Set problem:
Your output is the lines from the first one to the one containing "goodman_y = [0.46, 0.338]", repeated exactly, with images left out.

Given entries:

══════════

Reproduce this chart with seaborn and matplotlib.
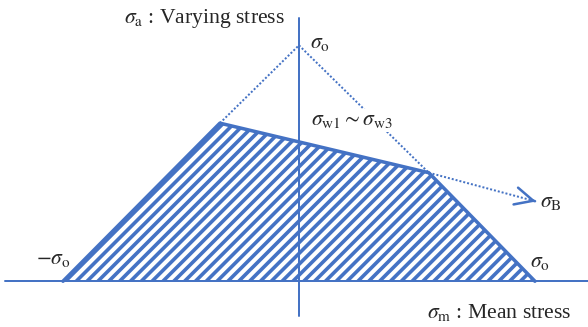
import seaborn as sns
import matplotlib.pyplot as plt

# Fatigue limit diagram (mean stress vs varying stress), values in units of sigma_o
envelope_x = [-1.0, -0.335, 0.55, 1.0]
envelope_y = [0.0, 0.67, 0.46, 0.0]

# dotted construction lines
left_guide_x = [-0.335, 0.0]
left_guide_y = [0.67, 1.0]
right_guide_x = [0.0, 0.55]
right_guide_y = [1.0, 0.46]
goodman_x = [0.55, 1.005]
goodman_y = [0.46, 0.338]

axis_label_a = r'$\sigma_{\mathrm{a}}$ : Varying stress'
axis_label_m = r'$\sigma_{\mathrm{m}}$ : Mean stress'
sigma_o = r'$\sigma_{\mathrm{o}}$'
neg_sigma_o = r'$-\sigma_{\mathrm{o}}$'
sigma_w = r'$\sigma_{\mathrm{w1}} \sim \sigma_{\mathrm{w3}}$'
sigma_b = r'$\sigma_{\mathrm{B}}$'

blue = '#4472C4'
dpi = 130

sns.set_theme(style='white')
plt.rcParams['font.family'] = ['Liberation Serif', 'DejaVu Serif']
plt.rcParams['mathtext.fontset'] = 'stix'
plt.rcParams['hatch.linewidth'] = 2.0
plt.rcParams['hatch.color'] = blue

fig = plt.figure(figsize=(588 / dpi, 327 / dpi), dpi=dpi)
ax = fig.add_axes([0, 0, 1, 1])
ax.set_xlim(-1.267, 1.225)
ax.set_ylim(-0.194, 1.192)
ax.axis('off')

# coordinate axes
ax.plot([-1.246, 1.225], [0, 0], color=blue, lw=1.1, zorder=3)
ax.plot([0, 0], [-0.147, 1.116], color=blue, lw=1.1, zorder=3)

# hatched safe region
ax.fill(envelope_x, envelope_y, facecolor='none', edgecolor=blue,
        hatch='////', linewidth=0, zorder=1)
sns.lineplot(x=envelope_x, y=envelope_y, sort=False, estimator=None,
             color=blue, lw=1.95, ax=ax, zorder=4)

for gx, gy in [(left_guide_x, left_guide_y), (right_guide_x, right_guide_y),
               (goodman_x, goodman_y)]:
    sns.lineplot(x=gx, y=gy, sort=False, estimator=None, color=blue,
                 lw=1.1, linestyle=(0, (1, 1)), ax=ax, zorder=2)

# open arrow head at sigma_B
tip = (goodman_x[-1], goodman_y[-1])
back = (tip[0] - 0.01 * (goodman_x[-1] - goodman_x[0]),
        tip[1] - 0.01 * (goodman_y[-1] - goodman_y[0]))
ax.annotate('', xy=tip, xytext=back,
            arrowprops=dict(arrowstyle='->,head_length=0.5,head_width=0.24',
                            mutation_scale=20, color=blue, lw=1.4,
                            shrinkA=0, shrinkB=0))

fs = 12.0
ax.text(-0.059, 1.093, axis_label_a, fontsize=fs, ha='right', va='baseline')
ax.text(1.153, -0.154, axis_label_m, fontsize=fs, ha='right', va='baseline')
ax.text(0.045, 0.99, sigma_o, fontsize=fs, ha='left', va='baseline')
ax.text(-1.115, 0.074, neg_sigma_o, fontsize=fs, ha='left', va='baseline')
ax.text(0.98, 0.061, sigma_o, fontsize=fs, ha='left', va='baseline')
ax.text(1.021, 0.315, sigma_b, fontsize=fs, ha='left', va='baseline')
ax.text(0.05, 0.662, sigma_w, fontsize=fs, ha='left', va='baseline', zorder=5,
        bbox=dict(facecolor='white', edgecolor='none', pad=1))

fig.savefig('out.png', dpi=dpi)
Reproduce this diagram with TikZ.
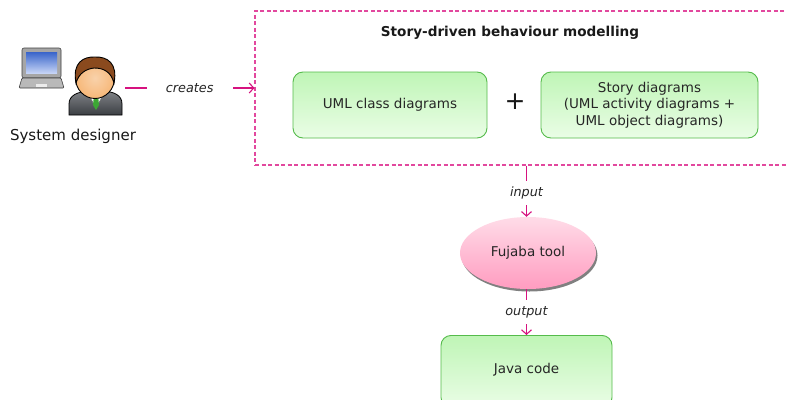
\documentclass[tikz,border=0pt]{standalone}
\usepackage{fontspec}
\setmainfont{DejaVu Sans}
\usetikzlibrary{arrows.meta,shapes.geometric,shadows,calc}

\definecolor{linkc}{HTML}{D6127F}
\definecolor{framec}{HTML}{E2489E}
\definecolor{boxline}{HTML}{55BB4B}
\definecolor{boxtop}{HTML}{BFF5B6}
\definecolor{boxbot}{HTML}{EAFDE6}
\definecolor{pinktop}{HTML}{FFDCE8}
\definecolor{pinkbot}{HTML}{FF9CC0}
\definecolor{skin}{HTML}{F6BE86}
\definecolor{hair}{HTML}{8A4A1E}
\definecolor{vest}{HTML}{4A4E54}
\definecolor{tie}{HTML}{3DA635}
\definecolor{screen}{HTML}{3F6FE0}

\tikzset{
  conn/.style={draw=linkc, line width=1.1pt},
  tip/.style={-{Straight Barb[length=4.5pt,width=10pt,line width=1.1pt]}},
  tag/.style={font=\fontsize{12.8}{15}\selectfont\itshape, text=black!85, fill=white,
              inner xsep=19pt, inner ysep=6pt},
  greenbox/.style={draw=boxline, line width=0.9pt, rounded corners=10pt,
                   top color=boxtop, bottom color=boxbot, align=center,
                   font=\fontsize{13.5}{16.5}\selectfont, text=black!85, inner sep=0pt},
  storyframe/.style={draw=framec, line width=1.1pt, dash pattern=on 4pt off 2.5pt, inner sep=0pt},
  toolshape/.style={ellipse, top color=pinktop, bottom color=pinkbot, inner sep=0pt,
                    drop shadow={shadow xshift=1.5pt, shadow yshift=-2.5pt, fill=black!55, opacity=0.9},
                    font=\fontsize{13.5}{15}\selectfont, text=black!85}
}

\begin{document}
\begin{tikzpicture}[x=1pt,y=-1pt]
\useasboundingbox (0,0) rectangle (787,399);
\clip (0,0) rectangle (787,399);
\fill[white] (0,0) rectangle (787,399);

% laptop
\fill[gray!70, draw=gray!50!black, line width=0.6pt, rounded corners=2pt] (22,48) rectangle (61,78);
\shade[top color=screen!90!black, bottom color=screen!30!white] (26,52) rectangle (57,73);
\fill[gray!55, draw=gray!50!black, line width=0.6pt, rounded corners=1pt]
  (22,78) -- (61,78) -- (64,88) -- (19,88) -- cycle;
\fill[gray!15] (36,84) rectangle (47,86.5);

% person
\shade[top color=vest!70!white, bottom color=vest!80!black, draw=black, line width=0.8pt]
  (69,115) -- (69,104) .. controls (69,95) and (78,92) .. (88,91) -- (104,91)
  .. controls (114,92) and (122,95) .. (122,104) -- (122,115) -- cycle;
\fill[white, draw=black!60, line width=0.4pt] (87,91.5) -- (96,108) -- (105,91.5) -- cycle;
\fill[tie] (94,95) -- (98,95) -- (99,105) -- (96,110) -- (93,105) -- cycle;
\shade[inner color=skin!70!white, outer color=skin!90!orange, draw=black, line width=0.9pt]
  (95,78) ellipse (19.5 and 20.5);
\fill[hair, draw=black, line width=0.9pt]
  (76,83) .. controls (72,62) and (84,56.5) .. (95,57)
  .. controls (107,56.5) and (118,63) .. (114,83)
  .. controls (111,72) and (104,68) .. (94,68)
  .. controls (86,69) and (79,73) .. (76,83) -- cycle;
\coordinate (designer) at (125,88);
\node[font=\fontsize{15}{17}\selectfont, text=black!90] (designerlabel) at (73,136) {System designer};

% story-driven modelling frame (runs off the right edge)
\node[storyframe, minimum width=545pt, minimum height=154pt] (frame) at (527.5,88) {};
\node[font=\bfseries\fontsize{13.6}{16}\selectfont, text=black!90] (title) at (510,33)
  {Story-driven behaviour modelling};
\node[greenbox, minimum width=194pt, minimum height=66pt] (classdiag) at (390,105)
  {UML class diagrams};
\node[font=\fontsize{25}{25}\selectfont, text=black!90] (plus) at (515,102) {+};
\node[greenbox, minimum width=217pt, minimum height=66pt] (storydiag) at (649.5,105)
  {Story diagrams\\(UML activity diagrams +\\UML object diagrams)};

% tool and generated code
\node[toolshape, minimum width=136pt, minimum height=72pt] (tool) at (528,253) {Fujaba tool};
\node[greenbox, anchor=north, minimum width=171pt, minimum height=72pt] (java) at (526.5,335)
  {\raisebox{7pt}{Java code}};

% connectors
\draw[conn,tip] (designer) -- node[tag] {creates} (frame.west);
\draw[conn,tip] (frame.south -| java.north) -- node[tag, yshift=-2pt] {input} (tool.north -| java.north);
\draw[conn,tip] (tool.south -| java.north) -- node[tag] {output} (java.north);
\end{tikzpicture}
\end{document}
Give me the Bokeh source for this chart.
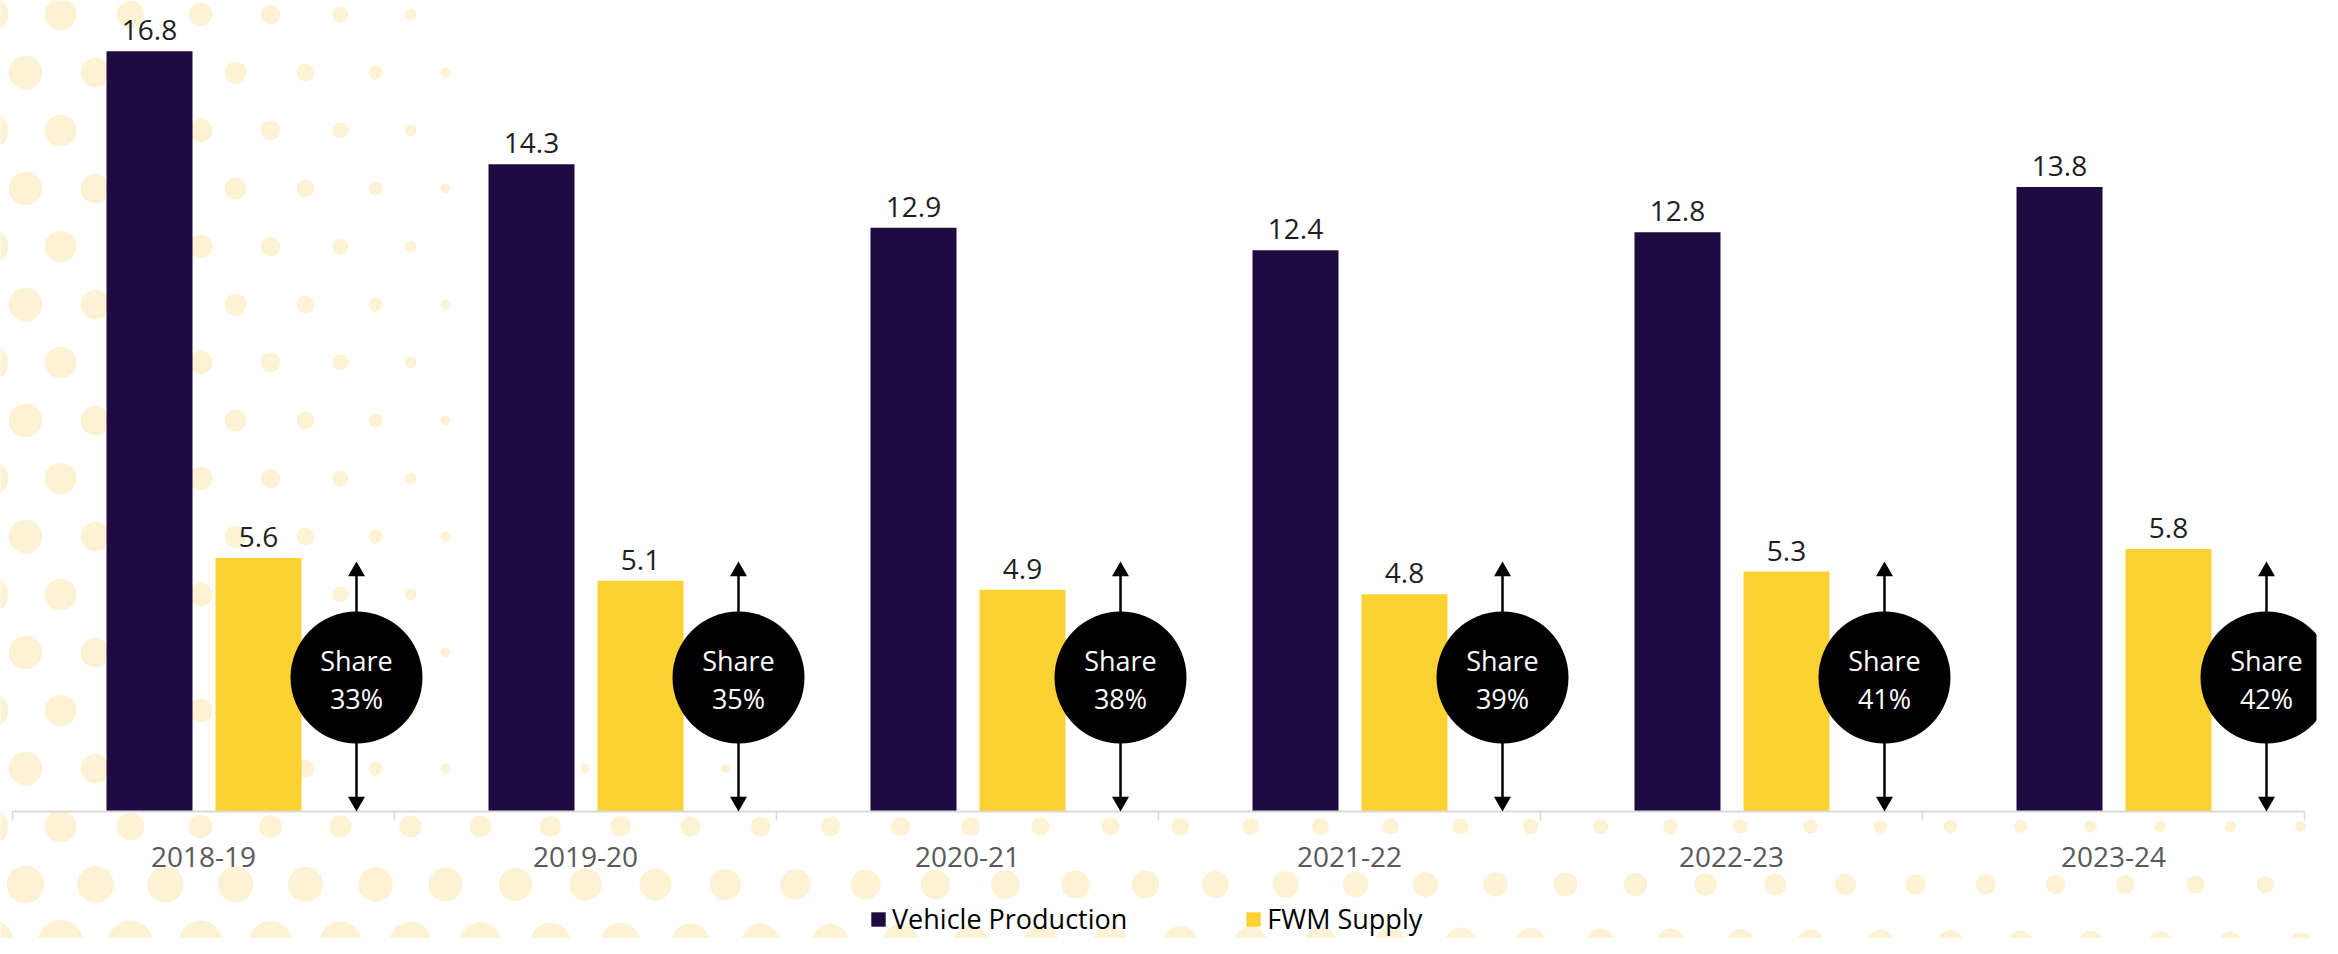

══════════

Solution to this exercise:
Reproduce this chart with seaborn and matplotlib.
import seaborn as sns
import matplotlib.pyplot as plt

# Fatigue limit diagram (mean stress vs varying stress), values in units of sigma_o
envelope_x = [-1.0, -0.335, 0.55, 1.0]
envelope_y = [0.0, 0.67, 0.46, 0.0]

# dotted construction lines
left_guide_x = [-0.335, 0.0]
left_guide_y = [0.67, 1.0]
right_guide_x = [0.0, 0.55]
right_guide_y = [1.0, 0.46]
goodman_x = [0.55, 1.005]
goodman_y = [0.46, 0.338]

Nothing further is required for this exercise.